Viele der Anlageprodukte bekamen sogar die Bestnote AAA, das begehrte Triple-A-Rating. Kurz vor Ausbruch der Finanzkrise 2007 wurde der Markt förmlich mit solchen Triple-A-Papieren überschwemmt.

Für die Banken war das ein Kaufanreiz, versprachen doch diese Papiere die beste aller Welten: Große Ausfallsicherheit und zugleich erstaunlich hohe Rendite. Bankinterne Kritiker, die bei den Käufen angesichts der zunehmend kritischen Lage auf dem US-Immobilienmarkt zur Vorsicht rieten, hatten gerade wegen der guten Ratings kaum eine Chance, sich durchzusetzen - zumal die Banken für AAA-Papiere besonders wenig Eigenkapital vorhalten mussten, um gegen mögliche Probleme abgesichert zu sein.

Als viele Amerikaner, die nie Hypothekenkredite hätten bekommen sollen, nicht mehr abstottern konnten, verloren viele Papiere stark an Wert. Milliarden Dollar brachen weg, und schließlich geriet das ganze Finanzsystem in Schieflage.

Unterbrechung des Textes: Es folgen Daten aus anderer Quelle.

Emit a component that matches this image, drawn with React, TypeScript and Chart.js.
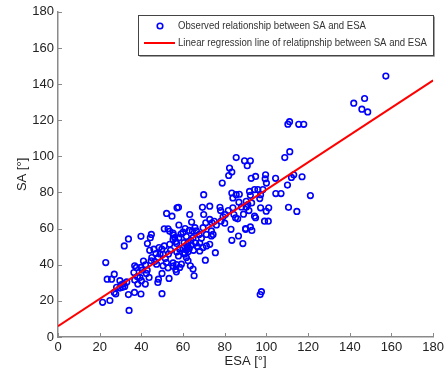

Nun behauptet das Justizministerium, dass Standard & Poor's die Risiken bei bestimmten Wertpapieren bewusst heruntergespielt habe. Bewiesen werden sollen Vorwürfe diese Art unter anderem durch interne Mails und Firmenreports. Aus denen könnte hervorgehen, dass die Angestellten nicht unbedingt hinter den Top-Ratings standen, die in jenen Jahren so oft für die komplexen Wertpapiere vergeben wurden.

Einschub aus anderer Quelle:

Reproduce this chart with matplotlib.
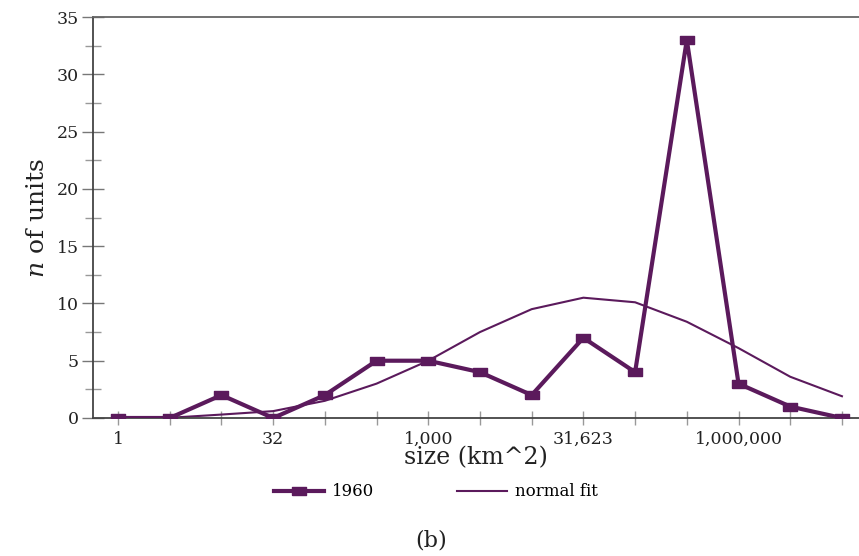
import matplotlib
matplotlib.use("Agg")
import matplotlib.pyplot as plt
from matplotlib.lines import Line2D

plt.rcParams["mathtext.fontset"] = "dejavuserif"

categories = ["1", "3", "10", "32", "100", "316", "1,000", "3,162", "10,000",
              "31,623", "100,000", "316,228", "1,000,000", "3,162,278", "10,000,000"]
series_1960 = [0, 0, 2, 0, 2, 5, 5, 4, 2, 7, 4, 33, 3, 1, 0]
normal_fit = [0, 0.02, 0.3, 0.6, 1.5, 3.0, 5.0, 7.5, 9.5, 10.5, 10.1, 8.4, 6.1, 3.6, 1.9]
tick_labels = ["1", "32", "1,000", "31,623", "1,000,000"]
tick_idx = [0, 3, 6, 9, 12]

color = "#5b1a5c"
W, H = 859, 556
fig = plt.figure(figsize=(W / 100, H / 100), dpi=100)
ax = fig.add_axes([93 / W, (H - 418) / H, (W - 93) / W, (418 - 17) / H])

x = list(range(len(categories)))
rect = [(-1, -0.6), (1, -0.6), (1, 0.6), (-1, 0.6), (-1, -0.6)]
ax.plot(x, series_1960, color=color, lw=3.0, marker=rect, markersize=10,
        solid_joinstyle="miter", zorder=3)
ax.plot(x, normal_fit, color=color, lw=1.5, zorder=2)

ax.set_xlim(-0.484, 14.33)
ax.set_ylim(0, 35)

serif = "DejaVu Serif"
ax.set_yticks(range(0, 36, 5))
ax.set_yticklabels([str(v) for v in range(0, 36, 5)], family=serif, fontsize=12.5, color="#222222")
ax.set_yticks([2.5 + 5 * i for i in range(7)], minor=True)
ax.set_xticks(tick_idx)
ax.set_xticklabels(tick_labels, family=serif, fontsize=12.5, color="#222222")
ax.set_xticks([i for i in x if i not in tick_idx], minor=True)

ax.tick_params(axis="y", which="major", direction="inout", length=16, width=1, color="#777777", pad=2)
ax.tick_params(axis="y", which="minor", direction="inout", length=11, width=1, color="#999999")
ax.tick_params(axis="x", which="both", direction="inout", length=10, width=1, color="#999999", pad=4)

for s in ["left", "bottom", "top"]:
    ax.spines[s].set_color("#444444")
    ax.spines[s].set_linewidth(1.3)
ax.spines["top"].set_color("#666666")
ax.spines["right"].set_visible(False)

ax.set_xlabel("size (km^2)", family=serif, fontsize=17, labelpad=-1, color="#222222")
ax.set_ylabel("$n$ of units", family=serif, fontsize=18, labelpad=6, color="#222222")

handles = [Line2D([], [], color=color, lw=3.0, marker=rect, markersize=10),
           Line2D([], [], color=color, lw=1.5)]
fig.legend(handles, ["1960", "normal fit"], loc="center", bbox_to_anchor=(436 / W, 1 - 492 / H),
           ncol=2, frameon=False, prop={"family": serif, "size": 12},
           handlelength=3.0, columnspacing=5.0, handletextpad=0.45)

fig.text(431 / W, 1 - 540 / H, "(b)", family=serif, fontsize=16, ha="center", va="center", color="#222222")

fig.savefig("out.png", dpi=100)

Standard & Poor's könnte mit den guten Noten versucht haben, neue Aufträge zu ergattern. Denn üblicherweise betrauen nicht die Käufer solcher Investments die Ratingagentur mit der Bewertung der Papiere, sondern die verkaufenden Banken. Das ist zwar in der Branche üblich, doch zwangsläufig entstehen durch dieses Vorgehen Interessenskonflikte: Der Verkäufer ist an einem besonders guten Rating interessiert.

Der Prozess muss nun zeigen, ob beispielsweise die Ratings wider besseren Wissens zu gut angesetzt wurden. Allerdings hätten andere Agenturen ähnliche Noten vergeben, argumentiert Standard & Poor's. Das könnte ein Hinweis darauf sein, dass falsche Einschätzungen und Fehler in den zugrunde liegenden Rechenmodellen ebenfalls eine wichtige Rolle spielten. Die Gültigkeit historischer Daten zu den Ausfallrisiken am Immobilienmarkt wurde offenkundig nicht genügend hinterfragt. Fatal war wohl auch, dass die Banken sich schon im Internet ausrechnen konnten, mit welchen Papieren sie die höchstmöglichen Noten bekamen.

Ausmaß zu spät erkannt

Standard & Poor's weist darauf hin, dass nicht nur das Unternehmen selbst, sondern auch andere Unternehmen und Regierungsvertreter das drohende Ausmaß der Krise zu spät erkannt hätten. Immerhin habe man schneller als die meisten Wettbewerber weitreichende Gegenmaßnahmen ergriffen.

Es gab bereits einige Klagen von Investoren gegen Ratingagenturen. Doch fast keine hatte bislang Erfolg. Die Agenturen behaupten, sie hätten mit ihrer Benotung lediglich eine Meinung vertreten und keine Kaufempfehlung abgegeben. So eine freie Meinungsäußerung sei von der Verfassung garantiert.

In Deutschland hat Mitte Januar der Bundesgerichtshof in Karlsruhe entschieden, dass Ratingagenturen hierzulande grundsätzlich wegen ihrer Einschätzung verklagt werden können. Zuvor hatte ein australisches Gericht S&P zur Zahlung einer millionenschweren Entschädigung verurteilt, weil die Ratingagentur Anleger in die Irre geführt habe. In New York hatte ein Gericht eine ähnliche Klage von Investoren zugelassen.

Unklar ist, ob die Regierung auch die beiden anderen großen Agenturen Moody's und Fitch ins Visier nimmt. Doch so oder so: Auf die Agenturen kommen harte Monate zu.